Educators Debate Length of Teacher Probationary Period
La Cañada Unified passes resolution in support of increasing teacher probationary period from two years to three Several other local districts are considering similar action.
How long does it take to recognize whether a newly hired teacher is a long-term asset?
That is the debate currently moving through five local school districts where board members are considering resolutions in support of increasing the teacher probationary period from two years to three, angering unions who contend the move would unfairly keep new-hires in a state of flux.

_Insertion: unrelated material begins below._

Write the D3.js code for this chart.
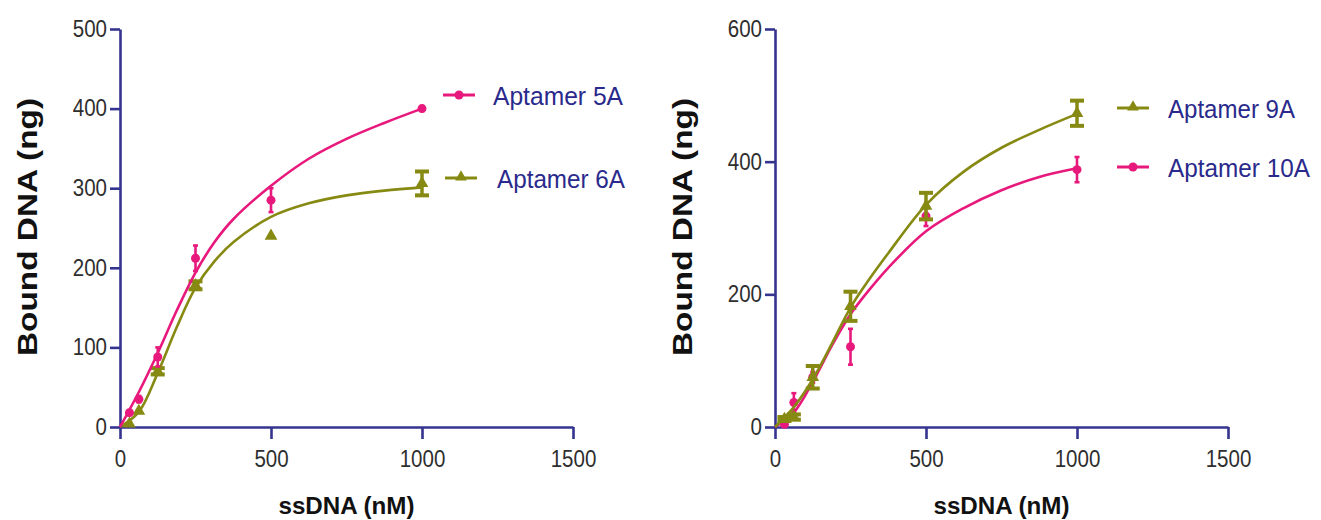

The discussion started within the Five Star Coalition — a consortium of neighboring school districts, including Glendale, Burbank, Pasadena, South Pasadena and La Cañada — and has since moved on to individual districts. In May, the La Cañada Unified school board passed a resolution in support of the change. The remaining districts are slated to reach a decision in the coming weeks.
At the heart of the debate is how much time, and what types of support, newly-hired teachers need to develop and demonstrate their abilities in the classroom. It also reflects a larger, national dialogue about education reform that includes funding, seniority, teacher evaluations and dismissals.
New teachers in California work under probationary status for two years, after which time a district can either fire them or make them a permanent employee, a position that is far more difficult for administrators to cut.
Some argue that the existing timeframe is not enough to make a decision that will impact a generation of students. Lay-off notices must go out by March 15, leaving administrators just 18 months to give a new teacher the green light or the boot, they say.
Last year, state Sen. Bob Huff (R-Diamond Bar) and Assemblyman Felipe Fuentes (D-Sylmar) authored legislation that would have expanded the probationary period. Both bills eventually stalled, but the call for change has not.
While there is a small percentage of hires on either end of the spectrum — instant standouts or obvious flops — most need additional time and support to show what they can really do in the classroom, said Glendale High School Principal Deb Rinder.
“I think the most important [decision] a principal will make is who they decide to keep on their team,” Rinder said. “The research will tell you that the biggest impact on student achievement is a good teacher. And as a principal, I take that challenge very seriously. That teacher will affect 150 kids a day for the next 30 years, so I don’t enter into that decision lightly.”